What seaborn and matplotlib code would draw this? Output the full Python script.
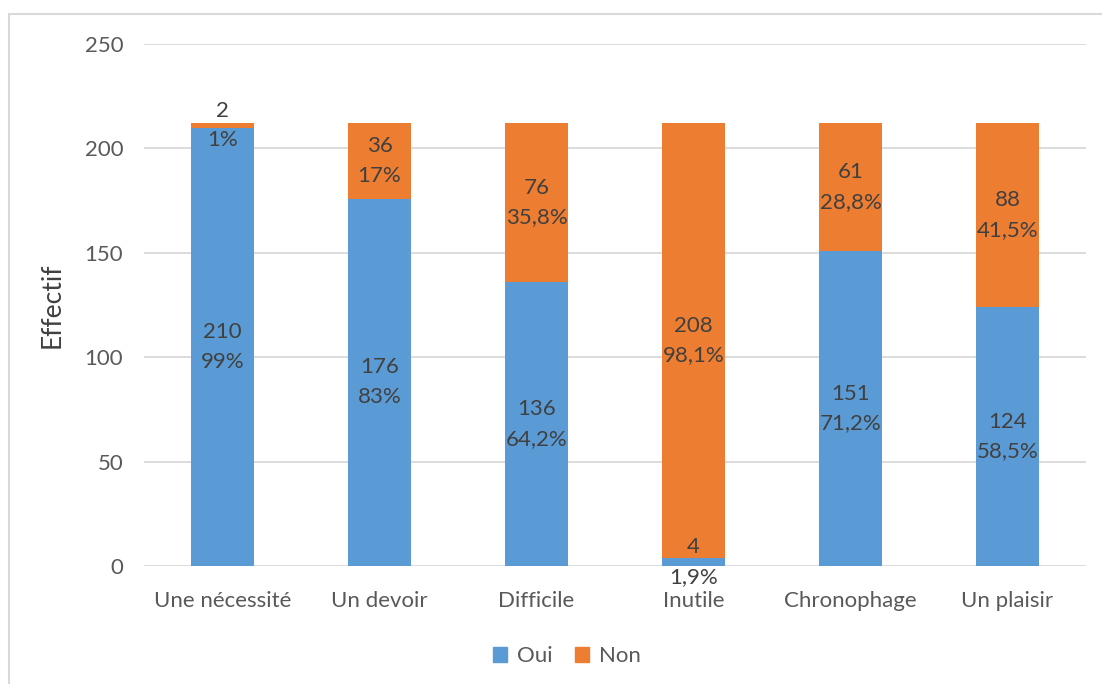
import matplotlib
matplotlib.use("Agg")
import matplotlib.pyplot as plt
from matplotlib.patches import Rectangle, Patch
import seaborn as sns
import pandas as pd

categories = ["Une nécessité", "Un devoir", "Difficile", "Inutile", "Chronophage", "Un plaisir"]
oui = [210, 176, 136, 4, 151, 124]
non = [2, 36, 76, 208, 61, 88]
oui_pct = ["99%", "83%", "64,2%", "1,9%", "71,2%", "58,5%"]
non_pct = ["1%", "17%", "35,8%", "98,1%", "28,8%", "41,5%"]
yticks = [0, 50, 100, 150, 200, 250]

BLUE = "#5B9BD5"
ORANGE = "#ED7D31"
GRID = "#D9D9D9"
TXT = "#595959"
LBL = "#404040"

sns.set_theme(style="white")
plt.rcParams["font.family"] = ["Lato", "DejaVu Sans"]

df = pd.DataFrame({"cat": categories, "oui": oui, "non": non})
df["total"] = df["oui"] + df["non"]

fig = plt.figure(figsize=(11.02, 6.84), dpi=100)
ax = fig.add_axes([144 / 1102, 1 - 566 / 684, (1086 - 144) / 1102, (566 - 44) / 684])

# stacked bars: full height in orange, "Oui" part over it in blue
sns.barplot(data=df, x="cat", y="total", color=ORANGE, saturation=1, width=0.4,
            ax=ax, linewidth=0, zorder=2)
sns.barplot(data=df, x="cat", y="oui", color=BLUE, saturation=1, width=0.4,
            ax=ax, linewidth=0, zorder=3)

ax.set_ylim(0, 250)
ax.set_xlim(-0.5, len(categories) - 0.5)
ax.set_yticks(yticks)
ax.yaxis.grid(True, color=GRID, linewidth=1.3, zorder=0)
ax.set_axisbelow(True)
for s in ax.spines.values():
    s.set_visible(False)
ax.tick_params(axis="both", length=0, labelsize=16, colors=TXT)
ax.tick_params(axis="y", pad=15)
ax.tick_params(axis="x", pad=18)
ax.set_xlabel("")
ax.set_ylabel("Effectif", fontsize=19, color=LBL, labelpad=14)

# data labels: value and share, centred in each segment
for i in range(len(categories)):
    ax.text(i, oui[i] / 2, f"{oui[i]}\n{oui_pct[i]}", ha="center", va="center",
            fontsize=16, color=LBL, linespacing=1.6, zorder=5)
    ax.text(i, oui[i] + non[i] / 2, f"{non[i]}\n{non_pct[i]}", ha="center", va="center",
            fontsize=16, color=LBL, linespacing=1.6, zorder=5)

handles = [Patch(color=BLUE, label="Oui"), Patch(color=ORANGE, label="Non")]
fig.legend(handles=handles, loc="center", bbox_to_anchor=(567 / 1102, 1 - 656 / 684),
           ncol=2, frameon=False, fontsize=16, handlelength=0.65, handleheight=0.65,
           handletextpad=0.45, columnspacing=1.0, labelcolor=TXT)

# chart frame
fig.patches.append(Rectangle((9 / 1102, -0.5), 1.5, 0.5 + (1 - 14 / 684), transform=fig.transFigure,
                             fill=False, edgecolor=GRID, linewidth=1.5, zorder=0))

fig.savefig("out.png", dpi=100, facecolor="white")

#### [WHAT IS ASKED]
Print out the whole of the material word for word, without pictures.

#### [EXERCISE OUTPUT]
What seaborn and matplotlib code would draw this? Output the full Python script.
import matplotlib
matplotlib.use("Agg")
import matplotlib.pyplot as plt
from matplotlib.patches import Rectangle, Patch
import seaborn as sns
import pandas as pd

categories = ["Une nécessité", "Un devoir", "Difficile", "Inutile", "Chronophage", "Un plaisir"]
oui = [210, 176, 136, 4, 151, 124]
non = [2, 36, 76, 208, 61, 88]
oui_pct = ["99%", "83%", "64,2%", "1,9%", "71,2%", "58,5%"]
non_pct = ["1%", "17%", "35,8%", "98,1%", "28,8%", "41,5%"]
yticks = [0, 50, 100, 150, 200, 250]

BLUE = "#5B9BD5"
ORANGE = "#ED7D31"
GRID = "#D9D9D9"
TXT = "#595959"
LBL = "#404040"

sns.set_theme(style="white")
plt.rcParams["font.family"] = ["Lato", "DejaVu Sans"]

df = pd.DataFrame({"cat": categories, "oui": oui, "non": non})
df["total"] = df["oui"] + df["non"]

fig = plt.figure(figsize=(11.02, 6.84), dpi=100)
ax = fig.add_axes([144 / 1102, 1 - 566 / 684, (1086 - 144) / 1102, (566 - 44) / 684])

# stacked bars: full height in orange, "Oui" part over it in blue
sns.barplot(data=df, x="cat", y="total", color=ORANGE, saturation=1, width=0.4,
            ax=ax, linewidth=0, zorder=2)
sns.barplot(data=df, x="cat", y="oui", color=BLUE, saturation=1, width=0.4,
            ax=ax, linewidth=0, zorder=3)

ax.set_ylim(0, 250)
ax.set_xlim(-0.5, len(categories) - 0.5)
ax.set_yticks(yticks)
ax.yaxis.grid(True, color=GRID, linewidth=1.3, zorder=0)
ax.set_axisbelow(True)
for s in ax.spines.values():
    s.set_visible(False)
ax.tick_params(axis="both", length=0, labelsize=16, colors=TXT)
ax.tick_params(axis="y", pad=15)
ax.tick_params(axis="x", pad=18)
ax.set_xlabel("")
ax.set_ylabel("Effectif", fontsize=19, color=LBL, labelpad=14)

# data labels: value and share, centred in each segment
for i in range(len(categories)):
    ax.text(i, oui[i] / 2, f"{oui[i]}\n{oui_pct[i]}", ha="center", va="center",
            fontsize=16, color=LBL, linespacing=1.6, zorder=5)
    ax.text(i, oui[i] + non[i] / 2, f"{non[i]}\n{non_pct[i]}", ha="center", va="center",
            fontsize=16, color=LBL, linespacing=1.6, zorder=5)

handles = [Patch(color=BLUE, label="Oui"), Patch(color=ORANGE, label="Non")]
fig.legend(handles=handles, loc="center", bbox_to_anchor=(567 / 1102, 1 - 656 / 684),
           ncol=2, frameon=False, fontsize=16, handlelength=0.65, handleheight=0.65,
           handletextpad=0.45, columnspacing=1.0, labelcolor=TXT)

# chart frame
fig.patches.append(Rectangle((9 / 1102, -0.5), 1.5, 0.5 + (1 - 14 / 684), transform=fig.transFigure,
                             fill=False, edgecolor=GRID, linewidth=1.5, zorder=0))

fig.savefig("out.png", dpi=100, facecolor="white")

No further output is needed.